In 2014, I began warning that Facebook’s user numbers were false, and I also began saying that at some point, the site would boast more people than there were online users on Earth. (In fact, I said this very thing again earlier this week, ironically on a friend’s Facebook, above.)
   I couldn’t see how the site could cite more than one thousand million users, given that by that point, the majority of the “users” I saw on the site joining my groups were bots. I made the warning again last year.
   Now that Facebook has done something about the bots, or at least put mechanisms in place where we can identify them more readily, I’ve been seeing falls in user numbers in groups.
   Finally, in 2017, the tech press catches on, even though if in 2014 you could find over 250 bots a night, you should have been suspicious of any user numbers Facebook was claiming.
   Marketwatch notes:

   Recently, Pivotal Research Group analyst Brian Wieser was intrigued by a trade publication study in Australia that said Facebook FB, +0.80% was claiming to reach 1.7 million more 16- to 39-year olds than actually existed in the country, according to Australian census data.
   In reproducing the study for the U.S., Wieser said Facebook’s Ads Manager claims it can potentially reach 41 million 18- to 24-year-olds, 60 million 25- to 34-year-olds, and 61 million 35- to 49-year-olds.
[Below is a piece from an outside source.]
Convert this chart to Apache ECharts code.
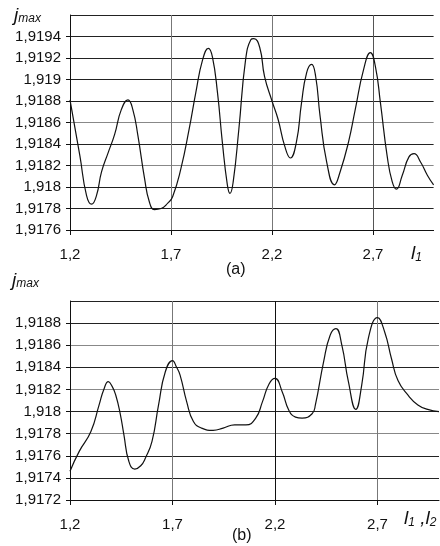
<!DOCTYPE html>
<html>
<head>
<meta charset="utf-8">
<script src="https://cdn.jsdelivr.net/npm/echarts@6/dist/echarts.min.js"></script>
<style>
  html, body { margin: 0; padding: 0; background: #fff; }
  #chart { width: 440px; height: 546px; }
</style>
</head>
<body>
<div id="chart"></div>
<script>
// panel (a): j_max vs l1
const xA = [1.2, 1.249, 1.282, 1.307, 1.331, 1.356, 1.389, 1.421, 1.454, 1.487, 1.511, 1.536, 1.569, 1.593,
  1.618, 1.651, 1.684, 1.708, 1.749, 1.79, 1.823, 1.856, 1.885, 1.905, 1.93, 1.954, 1.979, 1.992, 2.008,
  2.036, 2.069, 2.095, 2.11, 2.139, 2.163, 2.2, 2.23, 2.263, 2.291, 2.321, 2.346, 2.371, 2.396, 2.416,
  2.438, 2.471, 2.509, 2.537, 2.579, 2.612, 2.653, 2.687, 2.712, 2.737, 2.77, 2.795, 2.816, 2.845, 2.878,
  2.903, 2.936, 2.969, 3.0]
const yA = [1.91881, 1.91829, 1.91792, 1.91784, 1.91792, 1.91814, 1.91832, 1.91849, 1.91872, 1.91881, 1.91872,
  1.91848, 1.91808, 1.91786, 1.91779, 1.9178, 1.91785, 1.91791, 1.91817, 1.91854, 1.91888, 1.91918, 1.91929,
  1.91921, 1.91888, 1.91842, 1.91802, 1.91794, 1.91805, 1.91854, 1.91918, 1.91937, 1.91938, 1.9193, 1.91903,
  1.9188, 1.91863, 1.91838, 1.91827, 1.91842, 1.91878, 1.91906, 1.91914, 1.91903, 1.91866, 1.91823, 1.91802,
  1.91814, 1.91842, 1.91872, 1.91909, 1.91925, 1.91912, 1.91878, 1.91829, 1.91805, 1.91798, 1.91811, 1.91828,
  1.91831, 1.91823, 1.91811, 1.91802]

// panel (b): j_max vs l1, l2
const xB = [1.2, 1.245, 1.302, 1.342, 1.365, 1.387, 1.405, 1.423, 1.445, 1.463, 1.487, 1.516, 1.545, 1.568,
  1.6, 1.632, 1.665, 1.7, 1.72, 1.737, 1.769, 1.802, 1.842, 1.898, 1.947, 2.003, 2.058, 2.106, 2.139, 2.171,
  2.2, 2.235, 2.268, 2.3, 2.332, 2.381, 2.397, 2.437, 2.469, 2.497, 2.526, 2.558, 2.594, 2.623, 2.655, 2.7,
  2.735, 2.768, 2.8, 2.848, 2.897, 2.945, 3.0]
const yB = [1.91746, 1.91764, 1.91782, 1.91806, 1.9182, 1.91827, 1.91823, 1.91815, 1.91798, 1.91779, 1.91755,
  1.91748, 1.91751, 1.91758, 1.91773, 1.91806, 1.91836, 1.91846, 1.9184, 1.91833, 1.91809, 1.91791, 1.91785,
  1.91783, 1.91785, 1.91788, 1.91788, 1.91794, 1.91809, 1.91825, 1.9183, 1.91818, 1.91801, 1.91795, 1.91794,
  1.91798, 1.91806, 1.91845, 1.91869, 1.91875, 1.9186, 1.91827, 1.91802, 1.91824, 1.91866, 1.91885, 1.91872,
  1.91848, 1.91828, 1.91815, 1.91806, 1.91802, 1.918]

const xRange = [1.2, 3.0]
const yRangeA = [1.9176, 1.9196]
const yRangeB = [1.9172, 1.919]
const labelFont = 'Liberation Sans'

function comma(v, digits) {
  return String(+v.toFixed(digits)).replace('.', ',')
}

const chart = echarts.init(document.getElementById('chart'))

function xAxisOf(gridIndex, splitColors) {
  return {
    type: 'value', gridIndex, min: xRange[0], max: xRange[1], interval: 0.5,
    axisLine: { lineStyle: { color: '#111', width: 1 } },
    axisTick: { length: 5, lineStyle: { color: '#111' } },
    axisLabel: { showMaxLabel: false, margin: 17, color: '#111', fontFamily: labelFont, fontSize: 15,
      formatter: (v) => comma(v, 1) },
    splitLine: { show: true, showMinLine: false, showMaxLine: false, lineStyle: { color: splitColors, width: 1 } },
  }
}

function yAxisOf(gridIndex, range, splitColors) {
  return {
    type: 'value', gridIndex, min: range[0], max: range[1], interval: 0.0002,
    axisLine: { show: true, lineStyle: { color: '#111', width: 1 } },
    axisTick: { show: true, length: 4, lineStyle: { color: '#111' } },
    axisLabel: { showMaxLabel: false, margin: 9, color: '#111', fontFamily: labelFont, fontSize: 15,
      formatter: (v) => comma(v, 4) },
    splitLine: { show: true, showMinLine: false, lineStyle: { color: splitColors, width: 1 } },
  }
}

function lineSeries(idx, xs, ys) {
  return {
    type: 'line', xAxisIndex: idx, yAxisIndex: idx, smooth: 0.5, symbol: 'none',
    lineStyle: { color: '#111', width: 1.2 },
    data: xs.map((x, i) => [x, ys[i]]),
  }
}

const italic = { fontFamily: labelFont, fontStyle: 'italic', fill: '#111' }

chart.setOption({
  animation: false,
  grid: [
    { left: 70, top: 15, width: 363.6, height: 215 },
    { left: 70, top: 301, width: 369, height: 199 },
  ],
  xAxis: [
    xAxisOf(0, ['#777', '#777', '#555']),
    xAxisOf(1, ['#777', '#111', '#777']),
  ],
  yAxis: [
    yAxisOf(0, yRangeA, ['#222', '#222', '#888', '#222', '#888', '#222', '#222', '#222', '#222', '#222']),
    yAxisOf(1, yRangeB, ['#222', '#222', '#888', '#222', '#888', '#222', '#888', '#222', '#222']),
  ],
  series: [lineSeries(0, xA, yA), lineSeries(1, xB, yB)],
  graphic: [
    { type: 'text', left: 14, top: 6, style: { ...italic, text: '{j|j}{m|max}',
      rich: { j: { fontSize: 19, fontFamily: labelFont, fontStyle: 'italic' }, m: { fontSize: 12, fontFamily: labelFont, fontStyle: 'italic', padding: [6, 0, 0, 0] } } } },
    { type: 'text', left: 12, top: 271, style: { ...italic, text: '{j|j}{m|max}',
      rich: { j: { fontSize: 19, fontFamily: labelFont, fontStyle: 'italic' }, m: { fontSize: 12, fontFamily: labelFont, fontStyle: 'italic', padding: [6, 0, 0, 0] } } } },
    { type: 'text', left: 411, top: 244, style: { ...italic, text: '{l|l}{s|1}',
      rich: { l: { fontSize: 19, fontFamily: labelFont, fontStyle: 'italic' }, s: { fontSize: 12, fontFamily: labelFont, fontStyle: 'italic', padding: [8, 0, 0, 0] } } } },
    { type: 'text', left: 404, top: 509, style: { ...italic, text: '{l|l}{s|1}{l| ,l}{s|2}',
      rich: { l: { fontSize: 19, fontFamily: labelFont, fontStyle: 'italic' }, s: { fontSize: 12, fontFamily: labelFont, fontStyle: 'italic', padding: [8, 0, 0, 0] } } } },
    { type: 'text', left: 226, top: 262, style: { text: '(a)', fontFamily: labelFont, fontSize: 16, fill: '#111' } },
    { type: 'text', left: 232, top: 528, style: { text: '(b)', fontFamily: labelFont, fontSize: 16, fill: '#111' } },
  ],
})
</script>
</body>
</html>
The problem arises when Wieser pulls up U.S. Census data from a year ago, showing 31 million 18- to 24-year-olds, 45 million 25- to 34-year-olds, and 61 million 35- to 49-year-olds.

   Facebook’s response:

In a statement, a Facebook spokeswoman said that its estimates “are based on a number of factors, including Facebook user behaviors, user demographics, location data from devices, and other factors.”
   “They are not designed to match population or census estimates,” Facebook said.

What?
   That’s right, Facebook’s numbers are not designed to match population estimates.
   Then what on earth are they designed to match?
   This is the tip of the iceberg, because the fact the site is so overrun with bots that Facebook does nothing about could be connected to why thousands are being falsely accused of malware, and why the site regularly loses basic functions for certain users (e.g. being able to like or comment). If bots are taking up all these resources, and there must be plenty given that the user numbers are so far from reality, then where does that leave legitimate users?
   I say these problems have been going on for years, but good on Mr Wieser for blowing the lid on the made-up figures, and to Wallace Witkowski of Marketwatch for covering it finally.